This Christmas Eve, the New York Giants and the New York Jets will meet in the regular season for the first time since the 2007 meeting. Unlike that last matchup, this one is late in the year with both teams fighting for their playoffs lives.
The Jets have a chance to put themselves in a great position to lock up the No. 6 seed in the AFC with a win this Saturday. They entered the season with lofty expectations and have not lived up to what Rex Ryan imagined prior to the season, but getting in the playoffs gives you new life.
The Giants are eliminated from wild card contention, but still control their own destiny. If they win their remaining two games they will win the NFC East, no matter what happens with the Cowboys and Eagles on Saturday.
You could make the case that the Cowboys game is more important for the Giants, considering if they lose to the Jets, the Cowboys lose to the Eagles, the Eagles lose to the Redskins and the Giants beat the Cowboys, they'll still win the division.
But how ridiculous did that just look? The Giants should be done expecting help from other teams—they have to start taking matters in to their own hands.
While everything could fall in to place after a loss to the Jets, there is no way the Giants would feel good about their playoff chances after that.
Of course there is another reason this game is important—that whole cross town rival thing has been heating up all week like we knew it would.
Victor Cruz and Hakeem Nicks got in to the madness after Rex Ryan claimed the Jets have been "better" since 2009. No one would dispute that after back to back AFC Championship performances.
Who has the better franchise?
But Cruz and Nicks' shots were aimed at Jets Pro Bowl cornerback Darrelle Revis.

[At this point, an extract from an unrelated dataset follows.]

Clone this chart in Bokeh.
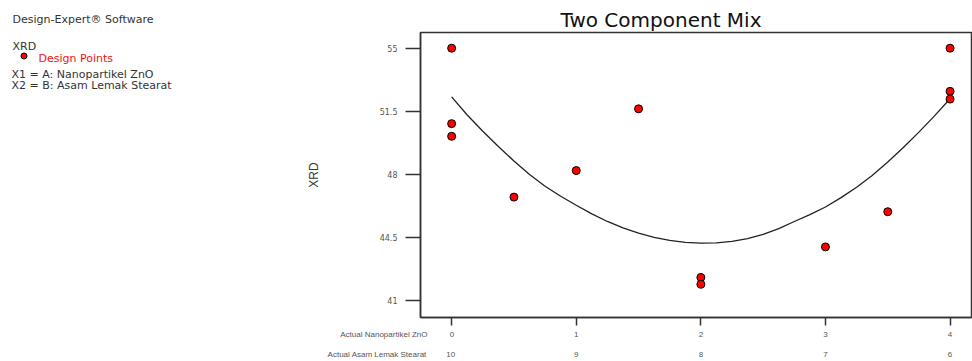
from bokeh.plotting import figure
from bokeh.models import Range1d, LinearAxis, FixedTicker
from bokeh.layouts import row
from bokeh.core.properties import value
from bokeh.embed import file_html
from bokeh.resources import INLINE

# ---- data ----
x_points = [0, 0, 0, 0.5, 1, 1.5, 2, 2, 3, 3.5, 4, 4, 4]
xrd_points = [55.0, 50.82, 50.12, 46.75, 48.22, 51.64, 42.3, 41.92, 43.99, 45.94, 55.0, 52.61, 52.18]

curve_x = [0, 0.125, 0.25, 0.375, 0.5, 0.625, 0.75, 0.875, 1.0, 1.125, 1.25, 1.375,
           1.5, 1.625, 1.75, 1.875, 2.0, 2.125, 2.25, 2.375, 2.5, 2.625, 2.75, 2.875,
           3.0, 3.125, 3.25, 3.375, 3.5, 3.625, 3.75, 3.875, 4.0]
curve_y = [52.3, 51.3, 50.4, 49.55, 48.75, 48.0, 47.35, 46.8, 46.3, 45.82, 45.4, 45.05,
           44.75, 44.52, 44.35, 44.24, 44.2, 44.22, 44.3, 44.45, 44.68, 45.0, 45.4, 45.78,
           46.2, 46.72, 47.3, 47.95, 48.7, 49.5, 50.35, 51.25, 52.2]

x_ticks = [0, 1, 2, 3, 4]
x_labels_a = ["0", "1", "2", "3", "4"]          # Actual Nanopartikel ZnO
x_labels_b = ["10", "9", "8", "7", "6"]         # Actual Asam Lemak Stearat
y_ticks = [41, 44.5, 48, 51.5, 55]
y_labels = ["41", "44.5", "48", "51.5", "55"]

title_text = "Two Component Mix"
y_title = "XRD"
x_title_a = "Actual Nanopartikel ZnO"
x_title_b = "Actual Asam Lemak Stearat"
info_lines = ["Design-Expert® Software", "XRD", "Design Points",
              "X1 = A: Nanopartikel ZnO", "X2 = B: Asam Lemak Stearat"]
info_colors = ["#333333", "#333333", "#ee1111", "#333333", "#333333"]

FONT = "Liberation Sans"
INFO_FONT = "DejaVu Sans"
AXIS_C = "#333333"
LBL_C = "#555555"
NB = "\u00a0"

# ---- left info panel (x 0..200) ----
left = figure(width=200, height=361, output_backend="svg", toolbar_location=None,
              title_location=None,
              x_range=Range1d(0, 200), y_range=Range1d(361, 0),
              min_border=0, x_axis_location=None, y_axis_location=None)
if "frame_align" in left.properties():
    left.frame_align = False
left.outline_line_color = None
left.grid.visible = False
info_x = [12, 12, 38, 11, 11]
info_y = [19, 46, 57.5, 74, 85]
left.text(x=info_x, y=info_y, text=info_lines, text_color=info_colors,
          text_font=value(INFO_FONT), text_font_size=value("11px"),
          text_baseline="alphabetic", text_align="left")
left.scatter([23.5], [55.5], marker="circle", size=6, fill_color="red",
             line_color="black", line_width=1)

# ---- main plot (x 200..972) ----
p = figure(width=772, height=361, output_backend="svg", toolbar_location=None,
           title=title_text,
           x_range=Range1d(-0.25, 4.18), y_range=Range1d(40.08, 55.87),
           min_border_left=220, min_border_right=0, min_border_top=32,
           min_border_bottom=38, x_axis_location=None, y_axis_location=None)
if "frame_align" in p.properties():
    p.frame_align = False
p.title.text_font = "DejaVu Sans"
p.title.text_font_size = "20px"
p.title.text_font_style = "normal"
p.title.text_color = "#111111"
p.title.align = "left"
p.title.offset = 140
p.title.standoff = 1
p.outline_line_color = AXIS_C
p.outline_line_width = 1.5
p.grid.visible = False

ya = LinearAxis(ticker=FixedTicker(ticks=y_ticks),
                major_label_overrides={t: l for t, l in zip(y_ticks, y_labels)},
                axis_label=y_title)
ya.axis_line_color = AXIS_C
ya.axis_line_width = 1.5
ya.major_tick_line_color = AXIS_C
ya.major_tick_line_width = 1.5
ya.major_tick_out = 15
ya.major_tick_in = 0
ya.minor_tick_line_color = None
ya.major_label_text_font = "DejaVu Sans"
ya.major_label_text_font_size = "8px"
ya.major_label_text_color = LBL_C
ya.major_label_standoff = 8
ya.axis_label_text_font = FONT
ya.axis_label_text_font_size = "12px"
ya.axis_label_text_font_style = "normal"
ya.axis_label_text_color = "#333333"
ya.axis_label_standoff = 56
p.add_layout(ya, "left")

# first row: the label of tick 0 carries the row title, padded symmetrically
pad_a = {0: x_title_a + NB * 10 + x_labels_a[0] + NB * 49}
xa = LinearAxis(ticker=FixedTicker(ticks=x_ticks),
                major_label_overrides={t: pad_a.get(i, l) for i, (t, l) in enumerate(zip(x_ticks, x_labels_a))})
xa.axis_line_color = AXIS_C
xa.axis_line_width = 1.5
xa.major_tick_line_color = AXIS_C
xa.major_tick_line_width = 1.5
xa.major_tick_out = 8
xa.major_tick_in = 0
xa.minor_tick_line_color = None
xa.major_label_text_font = FONT
xa.major_label_text_font_size = "8px"
xa.major_label_text_color = LBL_C
xa.major_label_standoff = 4
p.add_layout(xa, "below")

pad_b = {0: x_title_b + NB * 9 + x_labels_b[0] + NB * 54}
xb = LinearAxis(ticker=FixedTicker(ticks=x_ticks),
                major_label_overrides={t: pad_b.get(i, l) for i, (t, l) in enumerate(zip(x_ticks, x_labels_b))})
xb.axis_line_color = None
xb.major_tick_line_color = None
xb.minor_tick_line_color = None
xb.major_label_text_font = FONT
xb.major_label_text_font_size = "8px"
xb.major_label_text_color = LBL_C
xb.major_label_standoff = 2
p.add_layout(xb, "below")

p.line(curve_x, curve_y, line_color="#222222", line_width=1.3)
p.scatter(x_points, xrd_points, marker="circle", size=8,
          fill_color="red", line_color="black", line_width=1)

layout = row(left, p, spacing=0)
open("out.html", "w").write(file_html(layout, INLINE))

“I mean, he’s a decent corner,” Nicks said. “He’s decent.” With his teammate Cruz agreeing, saying that “teams aren’t really scared anymore.”
I guess watching Steve Johnson be the only person to get the better of Revis has them confident. I wouldn't be so sure of those statements.
But like Tom Coughlin said "talk is cheap" and said everything will be decided on the field on Saturday. Being who he is, Ryan did not take too kindly to that.
"That is the old saying. Talk is cheap, money buys whiskey. I understand all of that. You know, that’s the truth. I don’t care about Tom Coughlin or anybody else. I know how I believe. Quite honestly, I could care less what anybody thinks."
And of course with the Giants receivers taking aim at Revis, Jets wide receiver Santonio Holmes took a well-aimed shot at the Giants secondary.
"They’ve given up big plays. They’re poor-tackling guys. We know plays can be made over their head."
You know the Giants could not let that slide. Starting corner Corey Webster responded by saying "Can’t wait to see him come Saturday . I hope he is ready to bring his ‘A’ game."
You must be getting tired of quotes, but both teams have been such loud mouths all year long can you expect any different when they are playing each other?
Who will win on Saturday?
Brandon Jacobs has been running his mouth a lot this year, and didn't shy away in front of the mic this week.
Jacobs believes New York is a Giants town no matter what happens on Saturday. "They’re going to need a hell of a lot more than [winning] this game to make [it a Jets town]."
Obviously this game means a lot for both teams, there is no denying that, but I have to agree with Jacobs about the city as a whole.
New York and New Jersey has and always will be Giants territory, based on the fact that they have been the better franchise both in how much they are competitive and how many trophies they've won.
The Giants have three Super Bowls to the Jets one, and seven total championships to just one. Even considering when both teams have been franchises (1960-present), the Giants own them in championships three to one, and playoff appearances 17-14.
You could definitely argue the Jets have been better since Rex Ryan took over. The Giants have missed the playoffs both years and, as mentioned before, the Jets have been to the AFC Championship game both years.
But what do the Jets have to show for it? Fans get to watch their team for a couple games longer, but the ultimate prize has evaded them.
Not to mention the Jets have only two more regular-season wins during that time.
So while there is much at stake for both teams in 2011 on Saturday afternoon, it means little more than temporary bragging rights.
But fans on either side will be insufferable with those bragging rights, myself included. The "which team is better" debate has raged on ever since Ryan took over the Jets in 2009, and the debate will finally be settled on the field.
Both teams have everything to play for, which makes the game that much better. There will be no excuses, no mercy and no love lost.